I smile up at Uncle Oran. “I knew you’d notice those,” I say.

“I notice everything,” he says. “Like the fact that you’ve got all the South Shore land purchase agreements in front of you. I told you Josh was going to handle those.”

“I had already started them,” I say, shrugging. “I figured I might as well finish.”

Oran shakes his head.

“You work too hard, Riona,” he says, seriously. “You’re young. You should be out with friends and boyfriends. Once in a while, at least.”

“I have a boyfriend,” I say.

“Yeah? Where is he?”

“About five miles that way.” I nod my head toward the window. “At Mercy Hospital.”

“Oh, that surgeon?” Oran sniffs. “He’s still around?”

“Yes,” I laugh. “What’s wrong with Dean?”

“Well...” Oran sighs. “I wasn’t going to say anything. But I saw he sent you roses the other day. Red roses.”

“So?”

“Not very imaginative, is he?”

I shrug. “Some people like the classics.”

“Some people are intellectually lazy.”

“What’s the right flowers to send a woman?”

Oran grins. “I always send whiskey. You send a woman a bottle of Bunnahabhain 40-Year Single Malt... then she knows you’re serious.”

“Well, we’re not,” I tell him. “Not serious.”

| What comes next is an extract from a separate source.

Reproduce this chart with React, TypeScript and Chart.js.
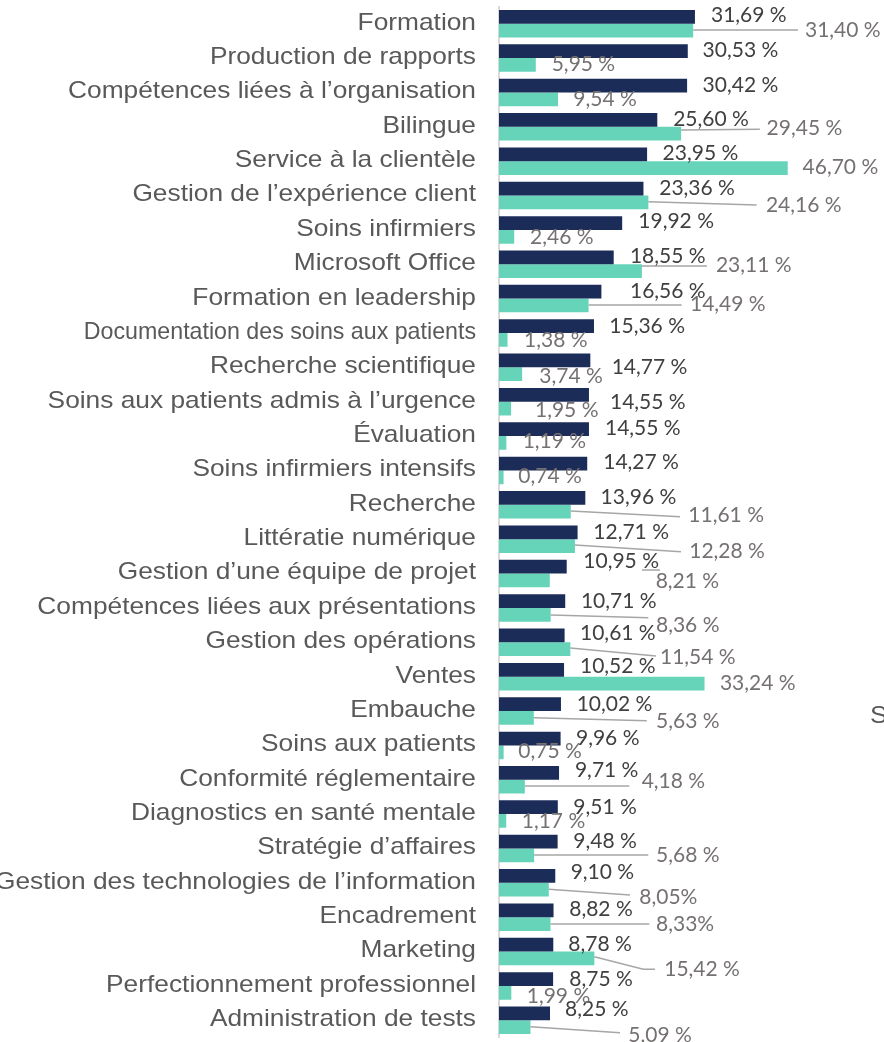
import { useEffect, useRef } from "react";
import { Chart, registerables } from "chart.js";

Chart.register(...registerables);

// Skill names, top to bottom
const categories = [
  "Formation",
  "Production de rapports",
  "Compétences liées à l’organisation",
  "Bilingue",
  "Service à la clientèle",
  "Gestion de l’expérience client",
  "Soins infirmiers",
  "Microsoft Office",
  "Formation en leadership",
  "Documentation des soins aux patients",
  "Recherche scientifique",
  "Soins aux patients admis à l’urgence",
  "Évaluation",
  "Soins infirmiers intensifs",
  "Recherche",
  "Littératie numérique",
  "Gestion d’une équipe de projet",
  "Compétences liées aux présentations",
  "Gestion des opérations",
  "Ventes",
  "Embauche",
  "Soins aux patients",
  "Conformité réglementaire",
  "Diagnostics en santé mentale",
  "Stratégie d’affaires",
  "Gestion des technologies de l’information",
  "Encadrement",
  "Marketing",
  "Perfectionnement professionnel",
  "Administration de tests",
];

// Percentages, dark series
const navySeries = [
  31.69, 30.53, 30.42, 25.6, 23.95, 23.36, 19.92, 18.55, 16.56, 15.36,
  14.77, 14.55, 14.55, 14.27, 13.96, 12.71, 10.95, 10.71, 10.61, 10.52,
  10.02, 9.96, 9.71, 9.51, 9.48, 9.1, 8.82, 8.78, 8.75, 8.25,
];

// Percentages, light series
const tealSeries = [
  31.4, 5.95, 9.54, 29.45, 46.7, 24.16, 2.46, 23.11, 14.49, 1.38,
  3.74, 1.95, 1.19, 0.74, 11.61, 12.28, 8.21, 8.36, 11.54, 33.24,
  5.63, 0.75, 4.18, 1.17, 5.68, 8.05, 8.33, 15.42, 1.99, 5.09,
];

// Light-series labels written without the space before "%"
const tealCompactPercent = new Set([25, 26]);

// Category labels set in a tighter width
const condensedCategories = new Set([9]);

// Cut-off text at the right edge
const sideNote = "S";

const xMax = 60;

// Label placement: [dx from bar end to label left, dy from bar centre to label centre]
const navyLabelOffset: [number, number][] = [
  [16, -2], [14.8, -1.9], [15.5, -1.2], [15.9, -1.6], [15.5, -1.6],
  [15.8, -1.3], [16.1, -2.3], [16.2, -2.4], [28.6, -1], [15.3, -1.1],
  [21.3, 6.2], [21, 6.2], [16, -1.9], [16, -1.9], [15.3, -2],
  [15.7, -0.6], [16.6, -6], [15.7, -1], [15.4, -2.7], [15.9, -4.8],
  [15.7, -0.9], [15.4, -1.2], [15.9, -3.6], [15.5, -1.3], [15.7, -1.7],
  [15.4, -4.3], [15.7, -2.1], [15, -1.5], [16.2, -0.8], [15, -5.2],
];

const tealLabelOffset: [number, number][] = [
  [111.8, -1], [15.9, -1.6], [15.3, -1], [85.5, -6], [14.8, -1.3],
  [117.5, 1.6], [15.8, -0.7], [74, -7], [101.4, -2.2], [16.5, -0.9],
  [17.2, 0.8], [23.9, 0.4], [16.3, -3], [14.7, -2.3], [117.5, 2.8],
  [114.3, 3.9], [105.9, -0.4], [105.3, 9.2], [89.6, 6.8], [15.4, -1.2],
  [122.2, 2.1], [14.7, -1.6], [116.8, -6.7], [15.5, -1], [121.9, -1.4],
  [90.5, 6.2], [105.5, -0.8], [69.9, 9.8], [15.4, 2.1], [97.8, 6.8],
];

// Leader lines for the light-series labels: start is relative to the bar end,
// following points are relative to the label anchor (left edge, centre)
type Leader = { sx?: number; sy: number; pts: [number, number][] };
const tealLeaders: Record<number, Leader> = {
  0: { sy: -0.5, pts: [[-7, 0.5]] },
  3: { sy: -3.6, pts: [[-6.7, 1.5]] },
  5: { sy: -0.7, pts: [[-9.3, 1]] },
  7: { sy: -5, pts: [[-9, 2]] },
  8: { sy: -0.5, pts: [[-8.3, 1.7]] },
  14: { sy: -0.7, pts: [[-8.3, 2.2]] },
  15: { sy: -1, pts: [[-8.3, 1.7]] },
  16: { sx: 92.2, sy: -10.4, pts: [[4.3, -10]] },
  17: { sy: 0.2, pts: [[-7.7, -6.3]] },
  18: { sy: -1.2, pts: [[-4, 0]] },
  20: { sy: -0.2, pts: [[-9.3, 0.7]] },
  22: { sy: -0.7, pts: [[-12.4, 6]] },
  24: { sy: -0.4, pts: [[-7.7, 1]] },
  25: { sy: -0.5, pts: [[-9.3, -1]] },
  26: { sy: -0.1, pts: [[-6.7, 0.7]] },
  27: { sy: -1.8, pts: [[-21, 1], [-9.3, 1]] },
  29: { sy: -0.5, pts: [[-8.3, -1.3]] },
};

const NAVY = "#1c2c58";
const TEAL = "#66d4b8";
const CATEGORY_FONT = '24px "Liberation Sans", Arial, sans-serif';
const VALUE_FONT = '21px Lato, "Open Sans", sans-serif';
const STRETCH = 1.096;
const CONDENSED = 0.967;

const fmt = (v: number, compact = false) =>
  v.toFixed(2).replace(".", ",") + (compact ? "%" : " %");

const overlayPlugin = {
  id: "overlay",
  afterDatasetsDraw(chart: any) {
    const ctx: CanvasRenderingContext2D = chart.ctx;
    const yScale = chart.scales.y;
    const area = chart.chartArea;
    ctx.save();

    // Category labels
    ctx.fillStyle = "#595959";
    ctx.font = CATEGORY_FONT;
    ctx.textAlign = "right";
    ctx.textBaseline = "alphabetic";
    const labelRight = area.left - 23;
    categories.forEach((c, i) => {
      const y = yScale.getPixelForValue(i) + 5.9;
      ctx.save();
      ctx.translate(labelRight, y);
      ctx.scale(condensedCategories.has(i) ? CONDENSED : STRETCH, 1);
      ctx.fillText(c, 0, 0);
      ctx.restore();
    });

    // Side text
    ctx.textAlign = "left";
    ctx.save();
    ctx.translate(870, yScale.getPixelForValue(20) + 12);
    ctx.scale(STRETCH, 1);
    ctx.fillText(sideNote, 0, 0);
    ctx.restore();

    const navyBars = chart.getDatasetMeta(0).data;
    const tealBars = chart.getDatasetMeta(1).data;

    // Leader lines
    ctx.strokeStyle = "#a6a6a6";
    ctx.lineWidth = 1.5;
    Object.keys(tealLeaders).forEach((key) => {
      const i = Number(key);
      const bar = tealBars[i];
      const ld = tealLeaders[i];
      const [dx, dy] = tealLabelOffset[i];
      const lx = bar.x + dx;
      const ly = bar.y + dy;
      ctx.beginPath();
      ctx.moveTo(bar.x + (ld.sx ?? 0), bar.y + ld.sy);
      ld.pts.forEach(([px, py]) => ctx.lineTo(lx + px, ly + py));
      ctx.stroke();
    });

    // Value labels
    ctx.font = VALUE_FONT;
    ctx.textAlign = "left";
    ctx.textBaseline = "alphabetic";
    ctx.fillStyle = "#404040";
    navySeries.forEach((v, i) => {
      const bar = navyBars[i];
      const [dx, dy] = navyLabelOffset[i];
      ctx.fillText(fmt(v), bar.x + dx, bar.y + dy + 7.6);
    });
    ctx.fillStyle = "#767171";
    tealSeries.forEach((v, i) => {
      const bar = tealBars[i];
      const [dx, dy] = tealLabelOffset[i];
      ctx.fillText(fmt(v, tealCompactPercent.has(i)), bar.x + dx, bar.y + dy + 7.6);
    });

    ctx.restore();
  },
};

export default function App() {
  const canvasRef = useRef<HTMLCanvasElement | null>(null);

  useEffect(() => {
    if (!canvasRef.current) return;
    const chart = new Chart(canvasRef.current, {
      type: "bar",
      data: {
        labels: categories,
        datasets: [
          {
            data: navySeries,
            backgroundColor: NAVY,
            borderWidth: 0,
            categoryPercentage: 0.8,
            barPercentage: 1,
          },
          {
            data: tealSeries,
            backgroundColor: TEAL,
            borderWidth: 0,
            categoryPercentage: 0.8,
            barPercentage: 1,
          },
        ],
      },
      options: {
        indexAxis: "y",
        responsive: false,
        animation: false,
        devicePixelRatio: 1,
        events: [],
        layout: { padding: { top: 6.5, bottom: 4.5, left: 0, right: 14 } },
        plugins: {
          legend: { display: false },
          tooltip: { enabled: false },
        },
        scales: {
          x: { display: false, min: 0, max: xMax },
          y: {
            type: "category",
            ticks: { display: false },
            grid: { display: false },
            border: { display: true, color: "#d9d9d9", width: 2 },
            afterFit(scale: any) {
              scale.width = 499;
            },
          },
        },
      },
      plugins: [overlayPlugin],
    } as any);
    return () => chart.destroy();
  }, []);

  return (
    <div
      style={{
        position: "fixed",
        left: 0,
        top: 0,
        width: 884,
        height: 1042,
        background: "#ffffff",
      }}
    >
      <canvas ref={canvasRef} width={884} height={1042} />
    </div>
  );
}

Oran strides into my office and scoops up the stack of folders off my desk.

“Hey!” I protest.

“This is for your own good,” he says. “Go home. Put on a nice dress. Go get your man from the hospital. Enjoy a night out. Josh will find these on his desk tomorrow morning, the lazy shite.”

“Fine,” I say, just to placate him.

I let Oran carry the folders away, and then I watch him head over to the elevators, leather satchel slung over his shoulder in place of a briefcase. But I have no intention of actually leaving. I’ve got a million other projects to work on, with or without the purchase agreements.

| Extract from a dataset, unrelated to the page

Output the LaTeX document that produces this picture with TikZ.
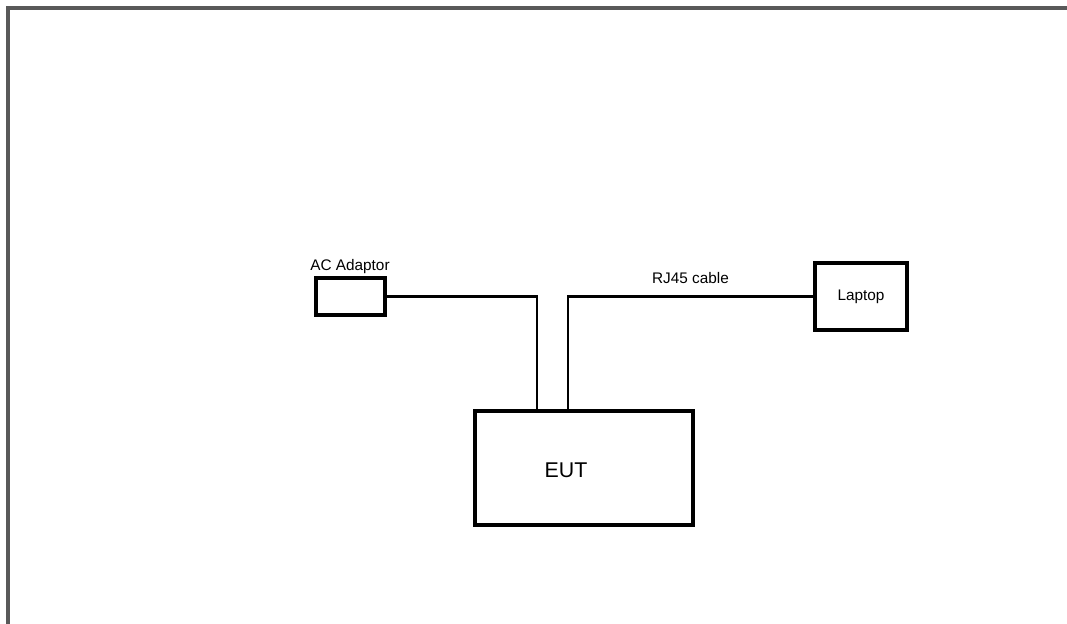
\documentclass[tikz,border=0pt]{standalone}
\usepackage{fontspec}
\setmainfont{Liberation Sans}
\usepackage{tikz}
\usetikzlibrary{positioning}

\begin{document}
\begin{tikzpicture}[x=0.75pt,y=-0.75pt,
  unit/.style={draw,line width=3pt,inner sep=0pt,align=center},
  cable/.style={line width=2pt}]
  \useasboundingbox (0,0) rectangle (1067,624);
  % page frame
  \draw[line width=2.4pt,black!65] (8,624) -- (8,8) -- (1067,8);

  \node[unit,minimum width=51.75pt,minimum height=27.75pt] (ac) at (350.5,296.5) {};
  \node[font=\fontsize{11.5}{13}\selectfont] (aclabel) at (350,267) {AC Adaptor};
  \node[unit,minimum width=163.5pt,minimum height=86pt] (eut) at (584,468) {};
  \node[font=\fontsize{16}{19}\selectfont] (eutlabel) at (566,470) {EUT};
  \node[unit,minimum width=69pt,minimum height=50pt,font=\fontsize{11.5}{14}\selectfont] (lap) at (861,296.5) {Laptop};

  \draw[cable] (ac.east) -| ([xshift=-35.25pt]eut.north);
  \draw[cable] ([xshift=-12pt]eut.north) |- node[pos=0.75,above=5.5pt,font=\fontsize{11.5}{13}\selectfont] (rjlabel) {RJ45 cable} (lap.west);
\end{tikzpicture}
\end{document}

And this is my favorite time to do it — after everyone else had left, and the lights have automatically dimmed across the floor. In total silence, the rest of the office dark, and only the city lights sparkling below me. No interruptions.

Well — almost none.

My cell phone buzzes on the desk next to me, where it lays face-down. I flip it over, seeing Dean’s name.

You still at it? Want to come meet me for a drink at Rosie’s?

I consider. Rosie’s is only a couple of blocks away. I could easily stop for a drink on my way home.

But I’m tired. My shoulders are stiff. And I haven’t had a chance to exercise yet today. I think about a glass of wine in the trendy, noisy bar, compared to a glass of wine drunk in my own bathtub, listening to a podcast instead of a recap of Dean’s day.

I know which one sounds more appealing to me.

“Sorry,” I text back. “Going to be working late. Then I’ll just head home.”

“Alright,” Dean replies. “Dinner tomorrow?”

I hesitate. “Sure,” I say. “6:30 tomorrow.”

Dean and I have been dating for three months. He’s a thoracic surgeon — intelligent, successful, handsome. Competent in bed (I would guess all surgeons are — they understand the human body and they’re in full control of their hands).

I should want to go to dinner tomorrow. I should be excited about it.

But I’m just... indifferent.

It’s nothing to do with Dean. It’s a problem I seem to have again and again. I get to know someone, and I start picking away at all their flaws. I notice inconsistencies in their statements. Holes in logic in their arguments. I wish I could turn off that part of my brain, but I can’t.

My father would say that I expect too much from people.

“No one’s perfect Riona. Least of all yourself.”

I know that.

I notice my own flaws more than anyone’s — I can be cold and unwelcoming. Obsessive. Quick to get angry and slow to forgive.

Worst of all, I’m easily annoyed.

Like when a man becomes repetitive.

It’s only been a few months, and already Dean’s told me three times about how he thinks the anesthesiologists in his department are conspiring against him, after he refused to hire one of their friends.

“It’s these South Africans,” he complained, last time we went to lunch. “You hire one, and then they want you to hire their cousin or their brother-in-law, and all of a sudden the surgical unit is overrun with them.”